The Place also has a thrift store. Friday, volunteers were busy sorting and hanging donations, many of which came in during the holiday season.

Beaver said reasons for giving so generously during November and December probably are largely due to the meaning of the season itself.

“When Thanksgiving is coming, people start thinking about giving thanks for all they have,” she said. “Then they start thinking about all the others who aren’t so blessed, so they say, ‘Oh, I need to give.’

“And at Christmas, well, who wants to see anybody have a miserable Christmas?”

Stacey Gravitt, who runs the First United Methodist Church food pantry, agreed.

“It is the season of giving,” she said. “Every day during the holiday season, we have people bringing in food and then it dies off.”

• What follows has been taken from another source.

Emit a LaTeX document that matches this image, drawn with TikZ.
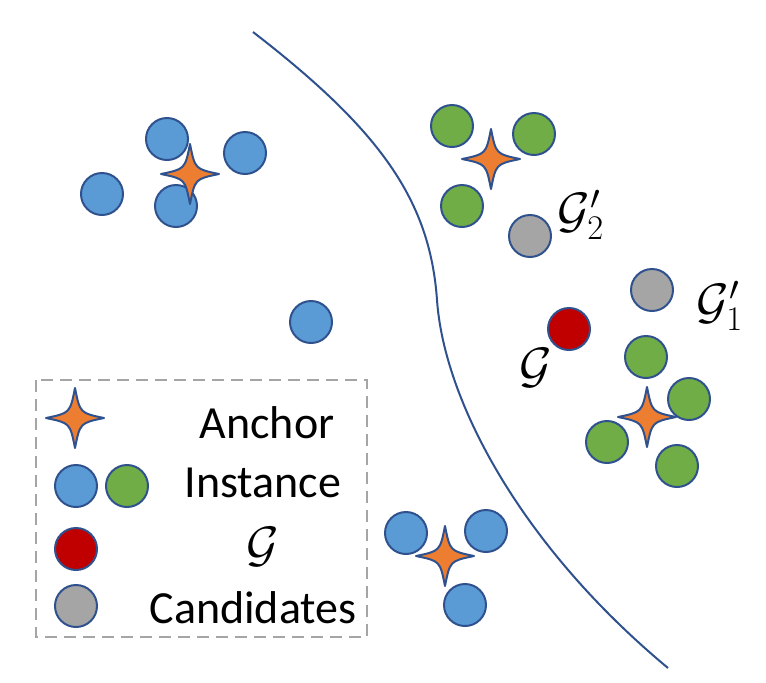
\documentclass[tikz,border=0pt]{standalone}
\usepackage{fontspec}
\setmainfont{Carlito}
\usepackage{tikz}

\definecolor{instblue}{HTML}{5B9BD5}
\definecolor{instgreen}{HTML}{70AD47}
\definecolor{anchororange}{HTML}{ED7D31}
\definecolor{queryred}{HTML}{C00000}
\definecolor{candgray}{HTML}{A5A5A5}
\definecolor{edgeblue}{HTML}{2F528F}

\tikzset{
  blueinst/.style={fill=instblue, draw=edgeblue, line width=1pt},
  greeninst/.style={fill=instgreen, draw=edgeblue, line width=1pt},
  queryinst/.style={fill=queryred, draw=edgeblue, line width=1pt},
  candinst/.style={fill=candgray, draw=edgeblue, line width=1pt},
  anchorshape/.style={fill=anchororange, draw=edgeblue, line width=1pt, line join=round},
  lbl/.style={font=\fontsize{23}{27}\selectfont, inner sep=0pt},
}
\newcommand{\anchorstar}[1]{%
  \filldraw[anchorshape, shift={(#1)}] (29,0) .. controls (5,-5) .. (0,-30)
    .. controls (-5,-5) .. (-29,0) .. controls (-5,5) .. (0,30)
    .. controls (5,5) .. cycle;}
\newcommand{\rad}{10.5pt}

\begin{document}
\begin{tikzpicture}[x=0.5pt, y=-0.5pt]
\useasboundingbox (0,0) rectangle (766,682);
%\draw[help lines, color=gray!30, dashed] (0,0) grid[step=50] (766,682);
% boundary
\draw[edgeblue, line width=1pt] (253,32) .. controls (380,130) and (430,200) .. (437,300)
  .. controls (444,400) and (520,545) .. (668,668);
% top left cluster
\filldraw[blueinst] (167,139) circle (\rad);
\filldraw[blueinst] (245,153) circle (\rad);
\filldraw[blueinst] (102,194) circle (\rad);
\filldraw[blueinst] (176,206) circle (\rad);
\anchorstar{190,174}
% lone instance
\filldraw[blueinst] (311,322) circle (\rad);
% bottom cluster
\filldraw[blueinst] (406,533) circle (\rad);
\filldraw[blueinst] (486,531) circle (\rad);
\filldraw[blueinst] (465,605) circle (\rad);
\anchorstar{445,556}
% upper right cluster
\filldraw[greeninst] (452,126) circle (\rad);
\filldraw[greeninst] (534,134) circle (\rad);
\filldraw[greeninst] (462,206) circle (\rad);
\anchorstar{491,159}
\filldraw[candinst] (530,236) circle (\rad);
\node[lbl] (g2) at (581,215) {$\mathcal{G}'_2$};
% lower right cluster
\filldraw[candinst] (652,290) circle (\rad);
\node[lbl] (g1) at (720,306) {$\mathcal{G}'_1$};
\filldraw[queryinst] (569,329) circle (\rad);
\node[lbl] (g) at (536,368) {$\mathcal{G}$};
\filldraw[greeninst] (646,357) circle (\rad);
\filldraw[greeninst] (689,399) circle (\rad);
\filldraw[greeninst] (607,442) circle (\rad);
\filldraw[greeninst] (677,466) circle (\rad);
\anchorstar{647,417}
% legend
\draw[candgray, line width=1.3pt, dash pattern=on 6pt off 3.5pt] (36,380) rectangle (367,637);
\anchorstar{75,418}
\node[lbl] (lanchor) at (267,423) {Anchor};
\filldraw[blueinst] (76,486) circle (\rad);
\filldraw[greeninst] (127,486) circle (\rad);
\node[lbl] (linst) at (263,483) {Instance};
\filldraw[queryinst] (76,549) circle (\rad);
\node[lbl] (lquery) at (263,547) {$\mathcal{G}$};
\filldraw[candinst] (76,606) circle (\rad);
\node[lbl] (lcand) at (253,608) {Candidates};
\end{tikzpicture}
\end{document}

The end of the tax year may also play into the giving as well, with some people wanting to get as many tax deductions as possible.

“People don’t go out and buy food for a food pantry thinking about tax write-offs,” Beaver said. “But with clothing and other donations, yeah, there is some of that.”

Like Stahl, Gravitt said the church food pantry, which gives out items every Wednesday, currently has a lot of donations from the holidays.

“We get tons in November and December, but all the donated food is already about gone,” she said. “The needs don’t decline.”

While nonprofit leaders appreciate the holiday donations, they hope the public will continue to remember their seasonal generosity throughout the year.

“The state recently cut our [clothing allowance] for the girls, which means it’s now pretty much solely on us to get everything the girls need, from clothing to food to personal hygiene items,” Stahl said. “We’ll be relying even more on the community’s generosity.”

Added Gravitt: “The needs are year round. We’re here every week.”